14 Şubat 2009 Cumartesi

Aşk'ı Toprağa Verdiğimiz Gün


Bahçesinde gül yetiştirenlerin işidir gül alıp vermek. Bir dalını, "kaned"ini, alınterini, bahçe içindeki ve dışındaki hayatı, hayat akışını, hayat parçasını kendi elleriyle kundaklayıp uzatmak. Ürkerek. Ürpererek. Gururla. Meraklısına, selamlıyanına, komşusu olacağa. Yeni doğmuş evladını, henüz çilesiz süt kokusunu. Emaneti bilene. Emaneti bileceğe.

Ne gül kokusu bizim. Ne de gül. Itır, yaprak, dal? Bize. Bizde. Bizden önce. Bizden sonra.

Ne bahçe'nin sahibiyiz, ne de o bahçe bizsiz bahçe. Kim kime emanet, kimbilir?

Aşkı gömdük. Aşıklar yetiştiren kültüre kıç döndük. Esnaf sevindiriyoruz. Seviyeli birliktelikleri, sıradanlıkları, "kaynanam olur musun"larımızı gül ve çukulata kokusuna sarıyoruz.

Esnaf da bizim. Esnaflık da. Gül bahçelerine dikilen apartımanlar da.

Çölünü elinden aldık Aşık'ın, ama, aşık, her yer çöl, her yer çöldü der durur: Siz nerdesiniz? Siz neredensiniz?

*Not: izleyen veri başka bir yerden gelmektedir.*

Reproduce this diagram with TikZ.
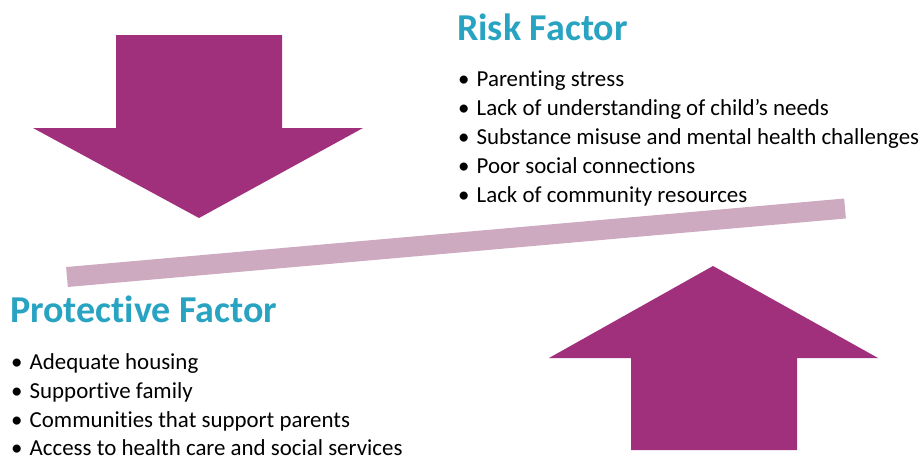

O gezineceği çileyi, kaybolacağı yolu bulur, biz keseceğimiz yolu dahi bulamayız artık.

Aşık aşkta kayıp, dünya ufuksuzluğumuzda. Döneceği, kendi halinde bırakacağı huzurlu ya da huzursuz çorba yok artık. Dünya çalıdan da olsa ev değil.

Dünyaya dönüş, eve ya da evsizliğe dönüş değil, hakikate dönüş idi. Yol var, ama dönüşü yok, çıkışı yok. Gittiğinde de döndüğünde de kayıp olanın gidişi de dönüşü de kayıp. Hep yol, hep yol. Hakikatiyle çarpışamayan aşık, dünya hakikatini dünyaya yansıtamayan aşık.

Dönen bir eleştiri, bir hatırlatma, soru olarak dönmüyor. İçimizdeki ve dışımızdaki hayalet, kayıp, görünmez O artık, baştan sona.

Hakikat Sahibi olmak, Hakikatin Sahibi olmak değil, geçiciliğine, şahadetine, didinmene çırpınmana, kendi halinde oluşuna, göz ucuyla da olsa sahip çıkmalarına dön ey Göremeyen, Şahit Olamayan İnsan dese bir ses, hiç bir zaman için sıradan olmamış sıradanlıklarımıza döner miyiz?

İşimizde gücümüzde, ama tutkun aşıklar yanı başımızda. Bizim yerimize de, bizim için de.